South African Reserve Bank (SARB) governor Lesetja Kganyago and his deputies would this week not be drawn on their expectations of how next year’s elections – where monetary policy is expected to be a political football – will affect the bank and its work.
“The one thing the staff of the Bank are not good at is reading politics,” Kganyago joked at an informal meeting with editors on Thursday. They are “very good with numbers” though, he said.
The ANC has a formal policy to remove symbolic private shareholding from the SARB structure, and the EFF has submitted a draft law that would do so by the unlikely mechanism of simply making all references to such private shareholders disappear from law. Various political groups have called on the Reserve Bank to allow a higher rate of inflation to stimulate job growth, or have otherwise lobbied for changes to monetary policy.
Globally, central banks are concerned that their independence is under threat, said Kganyago, referring obliquely to comments by US President Donald Tump about the American Federal Reserve. But the SARB is done participating in the debate around its nationalisation.
“I have said everything that needs to be said,” Kganyago said.
What he has said has trod a fine line. At the SARB’s annual general meeting for shareholders in July, he stressed that private shareholders have no influence at all on policy, and said that the Bank had “no strong argument in principle” for keeping such private shareholders around. At the same time he warned that “getting rid of private shareholders would not necessarily strengthen governance” – and pointed to failures of governance at state-owned companies that had boards entirely appointed by cabinet ministers.
In court papers in 2014, before the current push for nationalisation, the Bank made one strong argument for private shareholding.
“The private shareholding in the Bank is also derived from the premise that the more representative a board of a central bank is of the wider community, the more likely it is of gaining the support and acceptance of the general public,” it said at the time.
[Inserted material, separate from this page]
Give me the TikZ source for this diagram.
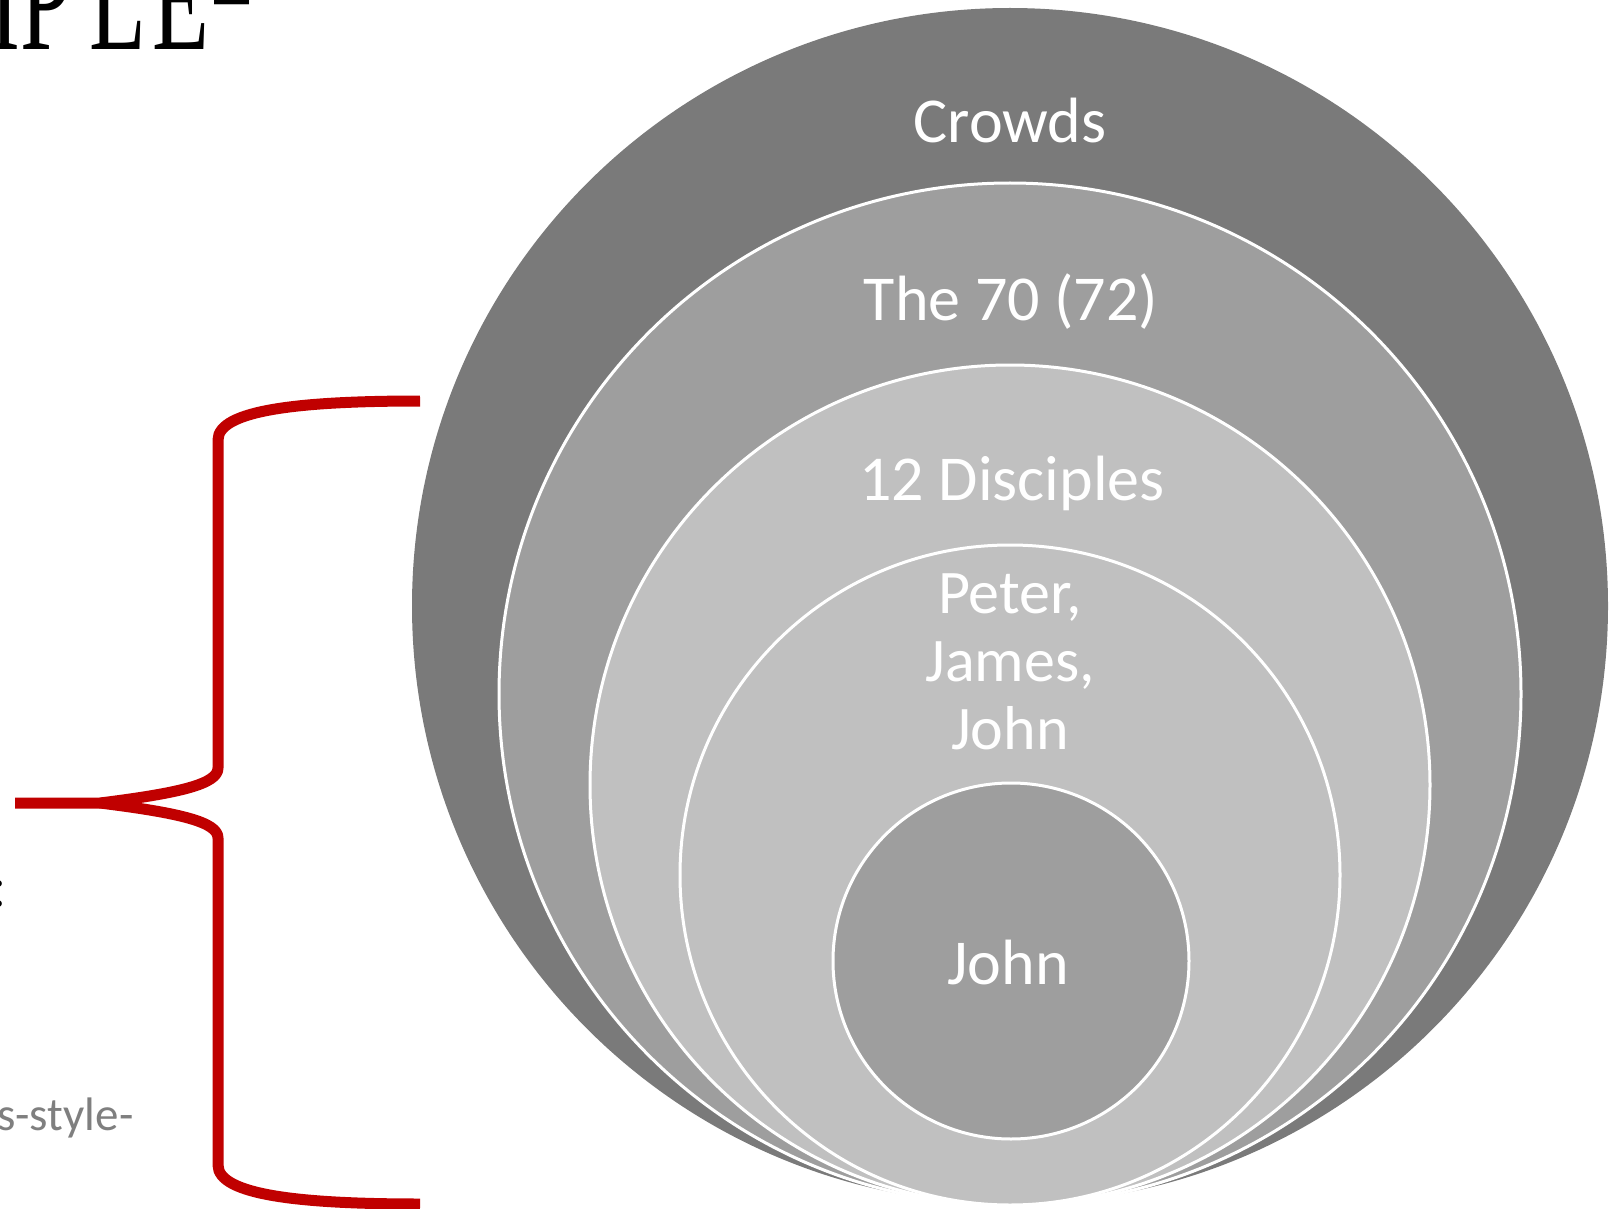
\documentclass[tikz,border=0pt]{standalone}
\usepackage{fontspec}
\setmainfont{Carlito}
\newfontfamily\ttlfont{Liberation Serif}
\usepackage{graphicx}
\definecolor{ringA}{HTML}{7A7A7A}
\definecolor{ringB}{HTML}{9E9E9E}
\definecolor{ringC}{HTML}{C0C0C0}
\definecolor{braceRed}{HTML}{C00000}
\definecolor{noteGray}{HTML}{7F7F7F}
\begin{document}
\begin{tikzpicture}[x=1pt,y=-1pt,
  ring/.style={circle, draw=white, line width=3pt, inner sep=0pt, outer sep=0pt},
  lbl/.style={text=white, inner sep=0pt, anchor=base, font=\fontsize{64}{64}\selectfont},
  sidetext/.style={anchor=base west, inner sep=0pt},
  bracepath/.style={draw=braceRed, line width=11pt, line cap=butt, line join=round}]
\useasboundingbox (0,0) rectangle (1623,1209);
\begin{scope}
\clip (0,0) rectangle (1623,1209);
% rings
\node[ring, fill=ringA, draw=none, minimum size=1196pt] (cCrowds) at (1010,606) {};
\node[ring, fill=ringB, minimum size=1022pt] (c70) at (1010,694) {};
\node[ring, fill=ringC, minimum size=840pt] (c12) at (1010,785) {};
\node[ring, fill=ringC, minimum size=660pt] (cPJJ) at (1010,875) {};
\node[ring, fill=ringB, minimum size=356pt] (cJohn) at (1011,961) {};
% labels
\node[lbl] (tCrowds) at (1010,143) {Crowds};
\node[lbl] (t70) at (1011,320) {The 70 (72)};
\node[lbl] (t12) at (1012,500) {12 Disciples};
\node[lbl, align=center, font=\fontsize{62}{68}\selectfont] (tPJJ) at (1010,749) {Peter,\\James,\\John};
\node[lbl] (tJohn) at (1008,984) {John};
% clipped side texts
\node[sidetext, font=\ttlfont\fontsize{150}{150}\selectfont] (title) at (-11,50)
  {\scalebox{0.62}[1]{IP\kern29pt L\kern10pt E\raisebox{15pt}{\scalebox{1.45}[1]{-}}}};
\node[sidetext, font=\ttlfont\fontsize{55}{55}\selectfont] (colon) at (-8.5,906) {:};
\node[sidetext, text=noteGray, font=\fontsize{47}{47}\selectfont] (note) at (-3,1130) {s-style-};
% brace
\coordinate (bTop) at (420,401);
\coordinate (bTip) at (15,803);
\coordinate (bCusp) at (100,803);
\coordinate (bBot) at (420,1204);
\draw[bracepath] (bTop) .. controls (300,401) and (218,410) .. (218,440) -- (218,768)
  .. controls (218,784) and (180,793) .. (bCusp) -- (bTip);
\draw[bracepath] (bCusp) .. controls (180,813) and (218,822) .. (218,838) -- (218,1165)
  .. controls (218,1195) and (300,1204) .. (bBot);
\end{scope}
\end{tikzpicture}
\end{document}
While Kganyago would not speak of expectations of what 2019 might bring, or say specifically at what point the SARB would engage with political parties on their utterances about monetary police and inflation, he sketched out the broad strokes of what would require intervention.
There are people “concerned that growth is not taking place, jobs are not being created, nobody is doing doing anything” who then say about the Reserve Bank “here is an institution that is working, maybe if we scream loud enough, maybe they will do something about it.”
In such cases, the SARB is happy to counter with intellectual arguments, said Kganyago.
Another group believes that with control of the central bank would come the ability to have it finance small businesses or agriculture, he said. But that kind of direct intervention brings new risks and new trouble.
“Trying to suck the central bank into all of these activities is really worrying,” he said.
A third group, with nefarious intent, approached the SARB with the thinking “that oh, the banks have closed accounts of some customers and if we control this [Reserve Bank] we can get this Bank to licence banks that will ignore the law and then maybe they won’t close the accounts of customers that are non-compliant,” said Kganyago – never directly referring to the Gupta family.
“That we will fight,” he said. “There is nothing to explain, we just have to fight it.”